• [Exercise description] Only the lines from the beginning of the entries through the one with "plt.rcParams['mathtext.it'] = 'Liberation" should be written out, please, exactly and without any pictures.

• [Data records]
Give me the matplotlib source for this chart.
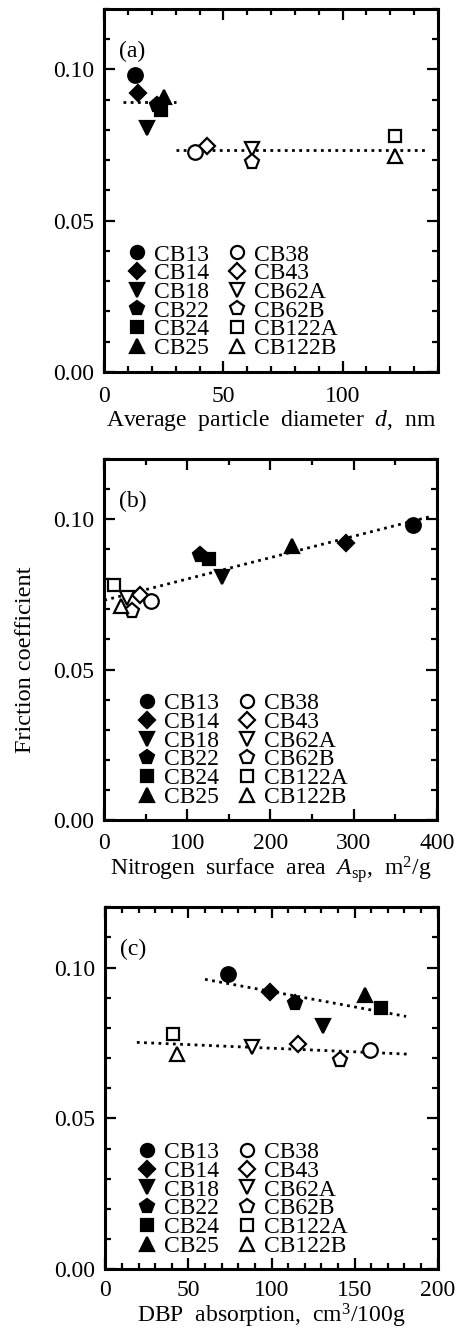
import matplotlib
matplotlib.use("Agg")
import matplotlib.pyplot as plt
from matplotlib.ticker import MultipleLocator, FormatStrFormatter

plt.rcParams['font.family'] = 'Liberation Serif'
plt.rcParams['mathtext.fontset'] = 'custom'
plt.rcParams['mathtext.rm'] = 'Liberation Serif'
plt.rcParams['mathtext.it'] = 'Liberation Serif:italic'

# ------------------------
# Data
# ------------------------
names = ["CB13", "CB14", "CB18", "CB22", "CB24", "CB25",
         "CB38", "CB43", "CB62A", "CB62B", "CB122A", "CB122B"]
markers = ["o", "D", "v", "p", "s", "^", "o", "D", "v", "p", "s", "^"]
filled = [True] * 6 + [False] * 6

friction = [0.0980, 0.0920, 0.0806, 0.0882, 0.0866, 0.0910,
            0.0728, 0.0748, 0.0736, 0.0695, 0.0780, 0.0712]
diameter = [13, 14, 18, 22, 24, 25, 38, 43, 62, 62, 122, 122]
surface_area = [371, 291, 142, 115, 126, 226, 56, 43, 27, 33, 12, 20]
dbp = [74, 99, 131, 114, 166, 156, 159, 116, 88, 141, 41, 43]

# dotted guide lines (end points)
lines_a = [([8, 30], [0.0893, 0.0893]), ([30, 136], [0.0733, 0.0733])]
lines_b = [([0, 395], [0.0730, 0.1010])]
lines_c = [([60, 181], [0.0961, 0.0838]), ([19, 182], [0.0752, 0.0713])]

marker_size = {"o": 10.5, "D": 8.5, "v": 10.5, "p": 11, "s": 9, "^": 10.5}


def draw_panel(ax, xs, lines, xlim, xmajor, xminor, xlabel, xpad, lpad, tag, leg_x):
    for xl, yl in lines:
        ax.plot(xl, yl, color="black", lw=2, linestyle=(0, (1, 1.6)), zorder=1)
    for x, y, n, m, f in zip(xs, friction, names, markers, filled):
        ax.plot([x], [y], linestyle="none", marker=m, ms=marker_size[m],
                mfc="black" if f else "white", mec="black", mew=1.6,
                label=n, zorder=3)
    ax.set_xlim(*xlim)
    ax.set_ylim(0, 0.12)
    ax.xaxis.set_major_locator(MultipleLocator(xmajor))
    ax.xaxis.set_minor_locator(MultipleLocator(xminor))
    ax.yaxis.set_major_locator(MultipleLocator(0.05))
    ax.yaxis.set_minor_locator(MultipleLocator(0.01))
    ax.yaxis.set_major_formatter(FormatStrFormatter("%.2f"))
    ax.tick_params(which="both", direction="in", top=True, right=True,
                   labelsize=17, width=1.6)
    ax.tick_params(which="major", length=8)
    ax.tick_params(which="minor", length=4.5)
    ax.tick_params(axis="y", which="major", pad=7)
    ax.tick_params(axis="x", which="major", pad=xpad)
    for s in ax.spines.values():
        s.set_linewidth(2.2)
    ax.set_xlabel(xlabel, fontsize=17, labelpad=lpad)
    ax.text(0.044, 0.882, tag, transform=ax.transAxes, fontsize=17,
            va="center", ha="left")
    ax.legend(loc="upper left", bbox_to_anchor=(leg_x, 0.352), ncol=2,
              frameon=False, fontsize=17, borderpad=0, borderaxespad=0,
              handlelength=0.8, handletextpad=0.3, columnspacing=0.8,
              labelspacing=-0.12, markerscale=0.9)


fig = plt.figure(figsize=(4.58, 13.31), dpi=100)
ax_a = fig.add_axes([0.2277, 0.7207, 0.7286, 0.2727])
ax_b = fig.add_axes([0.2277, 0.3839, 0.7258, 0.2714])
ax_c = fig.add_axes([0.2299, 0.0464, 0.7258, 0.2720])

draw_panel(ax_a, diameter, lines_a, (0, 140), 50, 10,
           r"Average  particle  diameter  $d$,  nm", 10, 1, "(a)", 0.071)
draw_panel(ax_b, surface_area, lines_b, (0, 400), 100, 50,
           r"Nitrogen  surface  area  $A_{\mathrm{sp}}$,  m$^{2}$/g", 9, 0.5, "(b)", 0.101)
draw_panel(ax_c, dbp, lines_c, (0, 200), 50, 10,
           r"DBP  absorption,  cm$^{3}$/100g", 8, 0.5, "(c)", 0.098)

fig.text(26 / 458, 1 - 660 / 1331, "Friction coefficient", rotation=90,
         fontsize=17.5, ha="center", va="center")

fig.savefig("out.png", dpi=100)
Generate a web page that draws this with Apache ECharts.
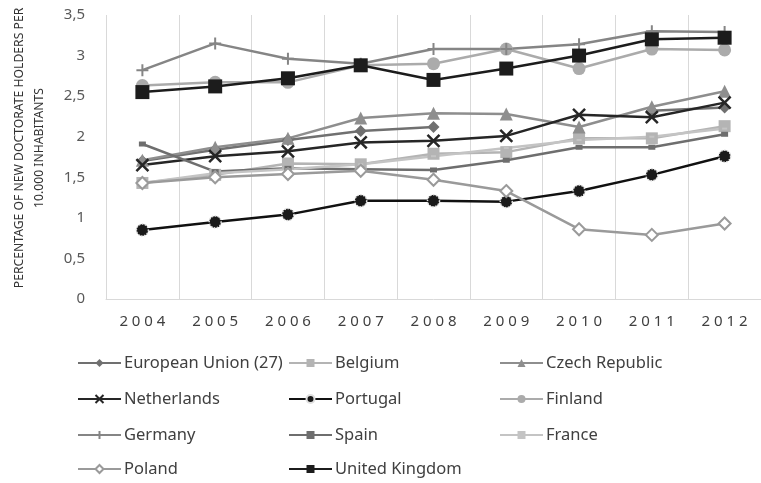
<!DOCTYPE html>
<html><head><meta charset="utf-8">
<script src="https://cdn.jsdelivr.net/npm/echarts@6/dist/echarts.min.js"></script>
<style>html,body{margin:0;padding:0;background:#fff}#c{width:761px;height:483px}</style>
</head><body><div id="c"></div>
<script>
const years = ['2004','2005','2006','2007','2008','2009','2010','2011','2012'];
const euValues = [1.70, 1.84, 1.96, 2.07, 2.12, null, null, 2.32, 2.36];
const belgium = [1.43, 1.53, 1.67, 1.66, 1.79, 1.81, 1.98, 1.98, 2.13];
const czech = [1.71, 1.87, 1.98, 2.23, 2.29, 2.28, 2.12, 2.37, 2.56];
const netherlands = [1.65, 1.76, 1.82, 1.93, 1.95, 2.01, 2.27, 2.24, 2.42];
const portugal = [0.85, 0.95, 1.04, 1.21, 1.21, 1.20, 1.33, 1.53, 1.76];
const finland = [2.63, 2.67, 2.67, 2.88, 2.90, 3.08, 2.84, 3.08, 3.07];
const germany = [2.82, 3.15, 2.96, 2.90, 3.08, 3.08, 3.14, 3.30, 3.29];
const spain = [1.91, 1.57, 1.61, 1.60, 1.59, 1.71, 1.87, 1.87, 2.03];
const france = [1.43, 1.55, 1.60, 1.66, 1.76, 1.86, 1.96, 2.00, 2.10];
const poland = [1.43, 1.50, 1.54, 1.58, 1.47, 1.33, 0.86, 0.79, 0.93];
const uk = [2.55, 2.62, 2.72, 2.88, 2.70, 2.84, 3.00, 3.20, 3.22];
const yTicks = ['0','0,5','1','1,5','2','2,5','3','3,5'];
const yTitle = 'PERCENTAGE OF NEW DOCTORATE HOLDERS PER\n10.000 INHABITANTS';

const FONT = 'Noto Sans';
const X_PATH = 'path://M0,0L10,10M10,0L0,10';
const PLUS_PATH = 'path://M5,0L5,10M0,5L10,5';

function mk(name, data, color, symbol, size, extra) {
  const s = {
    name: name, type: 'line', data: data, connectNulls: false,
    symbol: symbol, symbolSize: size, showAllSymbol: true,
    lineStyle: {color: color, width: 2.5},
    itemStyle: {color: color, borderColor: color, borderWidth: 0},
    emphasis: {disabled: true}, animation: false
  };
  if (extra) Object.assign(s.itemStyle, extra);
  return s;
}

const series = [
  mk('European Union (27)', euValues, '#707070', 'diamond', 12),
  mk('Belgium', belgium, '#b4b4b4', 'rect', 12),
  mk('Czech Republic', czech, '#8e8e8e', 'triangle', 13),
  mk('Netherlands', netherlands, '#262626', X_PATH, 12, {borderWidth: 2.5, borderColor: '#262626'}),
  mk('Portugal', portugal, '#111111', 'circle', 12, {color: '#1a1a1a', borderColor: '#e0e0e0', borderWidth: 1.5, borderType: 'dotted'}),
  mk('Finland', finland, '#ababab', 'circle', 13),
  mk('Germany', germany, '#858585', PLUS_PATH, 12, {borderWidth: 2, borderColor: '#858585'}),
  mk('Spain', spain, '#6e6e6e', 'rect', [7, 5]),
  mk('France', france, '#c4c4c4', 'rect', [5, 2]),
  mk('Poland', poland, '#9a9a9a', 'diamond', 12, {color: '#ffffff', borderColor: '#9a9a9a', borderWidth: 2}),
  mk('United Kingdom', uk, '#1c1c1c', 'rect', 14)
];

const cols = [77, 288, 499];
const rows = [363, 399, 435, 469];
const legendPos = [[0,0],[1,0],[2,0],[0,1],[1,1],[2,1],[0,2],[1,2],[2,2],[0,3],[1,3]];
const legends = series.map((s, i) => ({
  data: [s.name], left: cols[legendPos[i][0]], top: rows[legendPos[i][1]] - 11,
  padding: 0, itemWidth: 43, itemHeight: 10, itemGap: 0, selectedMode: false,
  textStyle: {fontFamily: FONT, fontSize: 16.5, color: '#404040', lineHeight: 22, padding: [0,0,0,-2]}
}));

const chart = echarts.init(document.getElementById('c'), null, {renderer: 'canvas'});
chart.setOption({
  animation: false,
  backgroundColor: '#ffffff',
  grid: {left: 106, top: 15, width: 664, height: 284, containLabel: false},
  legend: legends,
  xAxis: {
    type: 'category', data: years, boundaryGap: true,
    axisLine: {show: true, lineStyle: {color: '#d9d9d9', width: 1}},
    axisTick: {show: false},
    splitLine: {show: true, lineStyle: {color: '#d9d9d9', width: 1}},
    axisLabel: {fontFamily: FONT, fontSize: 15, color: '#404040', margin: 15,
      formatter: v => v.split('').join(' ')}
  },
  yAxis: {
    type: 'value', min: 0, max: 3.5, interval: 0.5,
    axisLine: {show: false}, axisTick: {show: false}, splitLine: {show: false},
    axisLabel: {fontFamily: FONT, fontSize: 15, color: '#595959', margin: 21,
      formatter: v => yTicks[Math.round(v * 2)]}
  },
  graphic: [{
    type: 'text', x: 30, y: 148, rotation: Math.PI / 2,
    style: {text: yTitle, fontFamily: FONT, fontSize: 12.2, fill: '#333333',
      align: 'center', verticalAlign: 'middle', lineHeight: 20}
  }],
  series: series
});
</script></body></html>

• [Answer for this exercise]
Give me the matplotlib source for this chart.
import matplotlib
matplotlib.use("Agg")
import matplotlib.pyplot as plt
from matplotlib.ticker import MultipleLocator, FormatStrFormatter

plt.rcParams['font.family'] = 'Liberation Serif'
plt.rcParams['mathtext.fontset'] = 'custom'
plt.rcParams['mathtext.rm'] = 'Liberation Serif'
plt.rcParams['mathtext.it'] = 'Liberation Serif:italic'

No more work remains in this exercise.